Led by the Congressional Black Caucus, about 130 House Democrats are backing a resolution to censure President Trump over remarks he made at a meeting over the fate of DACA recipients — remarks in which he suggested that the United States’ immigration policy should consider more applicants from nations such as Norway, and fewer from what he reportedly termed “shithole” countries.
“It’s important for the world to know that’s not how we think, that’s not how we feel,” Rep. Cedric L. Richmond (D-La.) said Thursday afternoon at a news conference. “The people from these countries, the leadership of these countries, were hurt.”
This is the latest of several efforts to officially censure the president for remarks dealing with race; like efforts to officially chastise his comments about white nationalist protests in Charlottesville, this censure effort is expected to falter in a Republican-controlled House.
This is precisely the right approach, and there is no justifiable rationale for Republicans to vote against the resolution. In fact, they might benefit from the small act of defiance.
The Democrats picked the right issue and the right method.
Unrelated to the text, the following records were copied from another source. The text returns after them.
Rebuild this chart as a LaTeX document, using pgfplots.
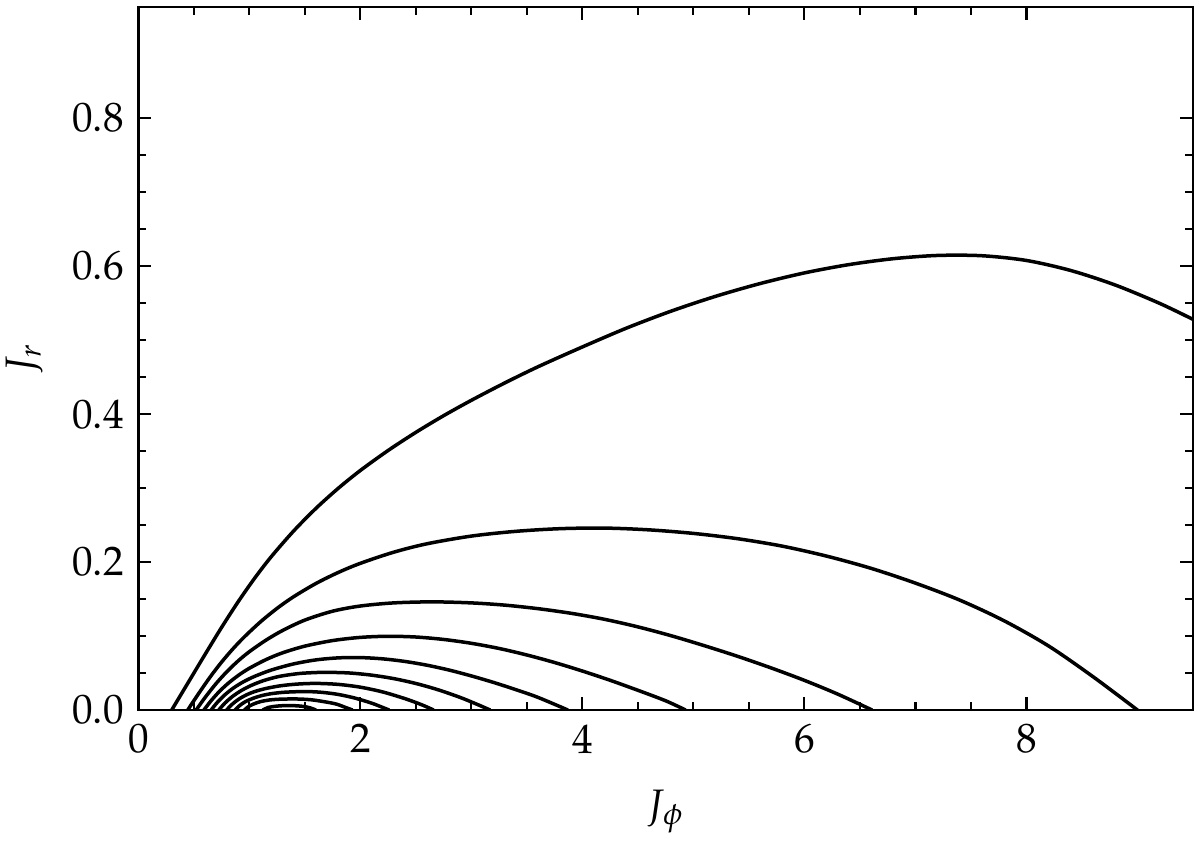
\documentclass[border=0pt]{standalone}
\usepackage{mathpazo}
\usepackage{pgfplots}
\pgfplotsset{compat=1.18}

\begin{document}
\begin{tikzpicture}
    \begin{axis}[
        scale only axis,
        width=9cm,
        height=6cm,
        xmin=0, xmax=9.5,
        ymin=0, ymax=0.95,
        xtick={0,2,4,6,8},
        ytick={0,0.2,0.4,0.6,0.8},
        minor x tick num=3,
        minor y tick num=3,
        tick align=inside,
        major tick length=3.1pt,
        minor tick length=1.9pt,
        every tick/.style={black, line width=0.5pt},
        axis line style={line width=0.6pt},
        yticklabel style={/pgf/number format/.cd, fixed, fixed zerofill, precision=1},
        xlabel={$J_\phi$},
        ylabel={$J_r$},
        every axis x label/.style={at={(axis description cs:0.5,-0.144)}, anchor=center},
        every axis y label/.style={at={(axis description cs:-0.108,0.5)}, anchor=center, rotate=90},
        orbit/.style={black, no markers, line width=0.85pt, smooth, tension=0.5},
    ]
        % outermost orbit, leaves the frame on the right
        \addplot[orbit] coordinates {
            (0.30,0) (0.45,0.0375) (0.60,0.075) (0.75,0.1118) (0.90,0.1466) (1.05,0.1787)
            (1.20,0.2078) (1.40,0.2422) (1.60,0.2726) (1.80,0.2996) (2.00,0.3238) (2.25,0.3508)
            (2.50,0.3753) (2.75,0.3978) (3.00,0.4186) (3.30,0.442) (3.60,0.4639) (4.00,0.4907)
            (4.40,0.5163) (4.80,0.5391) (5.20,0.5591) (5.60,0.5763) (6.00,0.5907) (6.40,0.6019)
            (6.80,0.6099) (7.20,0.6143) (7.60,0.6139) (8.00,0.6075) (8.40,0.5939) (8.80,0.5743)
            (9.20,0.5495) (9.50,0.5279)
        };
        \addplot[orbit] coordinates {
            (0.444,0) (0.55,0.0239) (0.65,0.0454) (0.75,0.0649) (0.85,0.0824) (0.95,0.0982)
            (1.10,0.1192) (1.25,0.1375) (1.40,0.1533) (1.60,0.1711) (1.80,0.1859) (2.00,0.1983)
            (2.30,0.2133) (2.60,0.2247) (3.00,0.2351) (3.40,0.2415) (3.80,0.2451) (4.20,0.2459)
            (4.60,0.2435) (5.00,0.2387) (5.40,0.2315) (5.80,0.2215) (6.20,0.208) (6.60,0.1915)
            (7.00,0.1715) (7.40,0.1485) (7.80,0.1205) (8.20,0.0865) (8.60,0.045) (9.00,0)
        };
        \addplot[orbit] coordinates {
            (0.52,0) (0.60,0.0168) (0.70,0.0358) (0.80,0.0523) (0.90,0.0666) (1.00,0.0789)
            (1.15,0.0945) (1.30,0.1076) (1.50,0.1216) (1.75,0.1336) (2.00,0.1406) (2.30,0.1448)
            (2.65,0.1462) (3.00,0.1448) (3.30,0.1418) (3.60,0.137) (3.90,0.1307) (4.20,0.1226)
            (4.50,0.1124) (4.80,0.1004) (5.10,0.0869) (5.40,0.0725) (5.70,0.0569) (6.00,0.0401)
            (6.30,0.0215) (6.61,0)
        };
        \addplot[orbit] coordinates {
            (0.59,0) (0.65,0.0117) (0.72,0.0236) (0.80,0.035) (0.90,0.0468) (1.00,0.0565)
            (1.15,0.0682) (1.30,0.0774) (1.50,0.0864) (1.75,0.0939) (2.00,0.0982) (2.25,0.0997)
            (2.50,0.0987) (2.75,0.0954) (3.00,0.0902) (3.25,0.0832) (3.50,0.0744) (3.75,0.0642)
            (4.00,0.0527) (4.25,0.0402) (4.50,0.0267) (4.75,0.0125) (4.93,0)
        };
        \addplot[orbit] coordinates {
            (0.655,0) (0.71,0.0102) (0.78,0.0207) (0.86,0.0302) (0.95,0.0385) (1.05,0.0457)
            (1.20,0.0542) (1.40,0.0624) (1.60,0.0678) (1.80,0.0705) (2.00,0.0709) (2.20,0.0692)
            (2.40,0.0657) (2.60,0.0606) (2.80,0.054) (3.00,0.0461) (3.20,0.0373) (3.40,0.0276)
            (3.60,0.0171) (3.87,0)
        };
        \addplot[orbit] coordinates {
            (0.724,0) (0.78,0.0095) (0.85,0.0186) (0.93,0.0266) (1.02,0.0335) (1.13,0.0399)
            (1.27,0.0455) (1.45,0.0494) (1.60,0.0507) (1.70,0.051) (1.90,0.0501) (2.10,0.0472)
            (2.30,0.0425) (2.50,0.0359) (2.70,0.0274) (2.90,0.017) (3.05,0.0078) (3.17,0)
        };
        \addplot[orbit] coordinates {
            (0.795,0) (0.84,0.0072) (0.90,0.0143) (0.97,0.0203) (1.05,0.0251) (1.15,0.0292)
            (1.28,0.0328) (1.43,0.0351) (1.60,0.036) (1.80,0.0347) (2.00,0.0309) (2.20,0.0245)
            (2.40,0.0155) (2.55,0.0073) (2.66,0)
        };
        \addplot[orbit] coordinates {
            (0.87,0) (0.91,0.0058) (0.96,0.011) (1.03,0.0157) (1.11,0.0195) (1.20,0.0222)
            (1.32,0.0241) (1.50,0.025) (1.65,0.024) (1.80,0.0211) (1.95,0.0162) (2.10,0.0094)
            (2.20,0.0036) (2.26,0)
        };
        \addplot[orbit] coordinates {
            (0.955,0) (0.99,0.0045) (1.04,0.0083) (1.10,0.0114) (1.18,0.0136) (1.28,0.0147)
            (1.42,0.015) (1.55,0.014) (1.67,0.0114) (1.78,0.0082) (1.87,0.0033) (1.93,0)
        };
        % innermost orbit
        \addplot[orbit] coordinates {
            (1.12,0) (1.17,0.0035) (1.24,0.0052) (1.30,0.0059) (1.36,0.006) (1.42,0.0058)
            (1.48,0.005) (1.54,0.0033) (1.60,0)
        };
    \end{axis}
    \pgfresetboundingbox
    \path[use as bounding box]
        ([shift={(-33.6pt,-32.9pt)}]current axis.south west)
        rectangle ([shift={(1.7pt,1.7pt)}]current axis.north east);
\end{tikzpicture}
\end{document}
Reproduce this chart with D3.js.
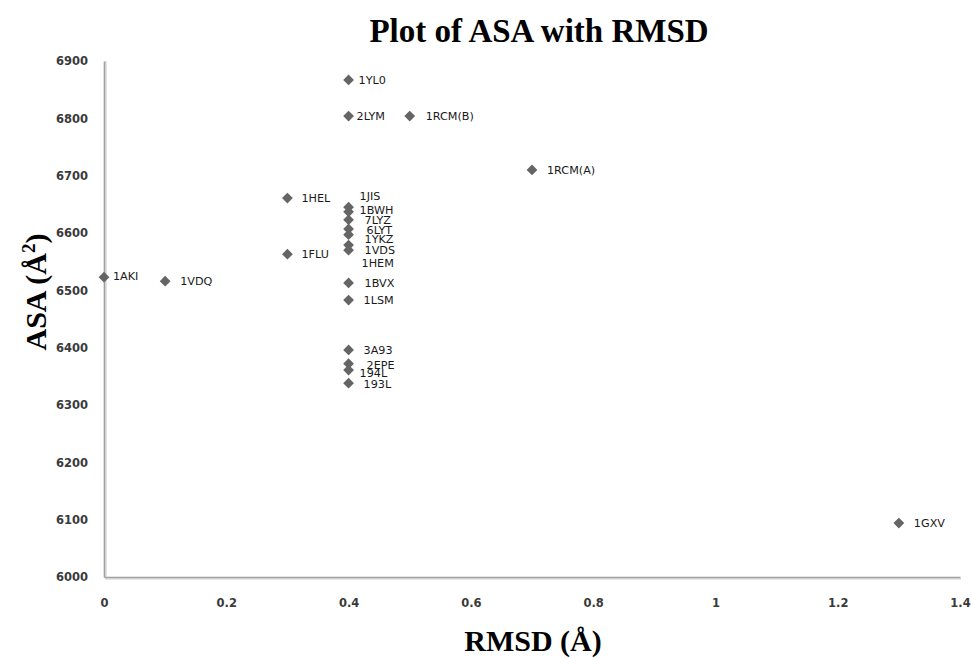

What Trump said wasn’t an illegal or impeachable act. It was a heinous statement that put the president on record as denigrating an entire continent and slurring immigrants from poor countries. While they are at it, the Democrats may want to include Thursday’s vile remarks from Attorney General Jeff Sessions. He brought disrepute on himself and his office, and made a mockery of the nation’s founding creed: “We hold these truths to be self-evident, that all men are created equal, that they are endowed by their Creator with certain unalienable rights, that among these are life, liberty and the pursuit of happiness.”
Democrats have been remarkably restrained, candidly, during a presidency in which each day produces new outrageous remarks and policy positions that undermine our democratic norms. This latest outburst — along with Charlottesville — arguably is in a class by itself, suggesting to millions of Americans that your country of origin determines your value to the world.
We can already hear the excuses Republicans will raise — because they raised the same ones after his statement of moral equivalence between neo-Nazis and counterdemonstrators:
“This would be political.” Yeah, right. The appeal to our founding principles is political, but the defense of a president for violating those principles is not? This is blind partisanship, putting loyalty to the president above fidelity to our Constitution.
“It wouldn’t do anything.” Well, if they’d prefer impeachment, Democrats would gladly oblige. However, this is not an excuse to do nothing. Republicans do have a point though. More compelling actions would be passage of a fix for the Obama-era Deferred Action for Childhood Arrivals, which Trump inhumanely ended, and an extension of temporary protected status for Haitians and Salvadorans. Such legislative actions would refute the notion that we do not value immigrants from nonwhite, non-European countries. But of course Republicans don’t want to do this either.
“It would intensify partisanship.” Really? It’s hard to see how things could get much worse. To the contrary, when there is a price to be paid — even a symbolic one — for throwing red meat to the base and waving the bloody shirt, perhaps there will be less of it.
We know full well Republicans won’t join this effort and will not allow a vote. They’ve tied themselves to Trump so tightly that there is no way to wriggle away from his obnoxious views. Moreover, some GOP lawmakers, as they’ve said openly (cheered by the attorney general and anti-immigrant groups), agree with him. The rest of Republicans likely don’t want to offend the “deplorables” who seem to be such a vital part of the GOP base that elected leaders feel they can no longer defend the Declaration of Independence.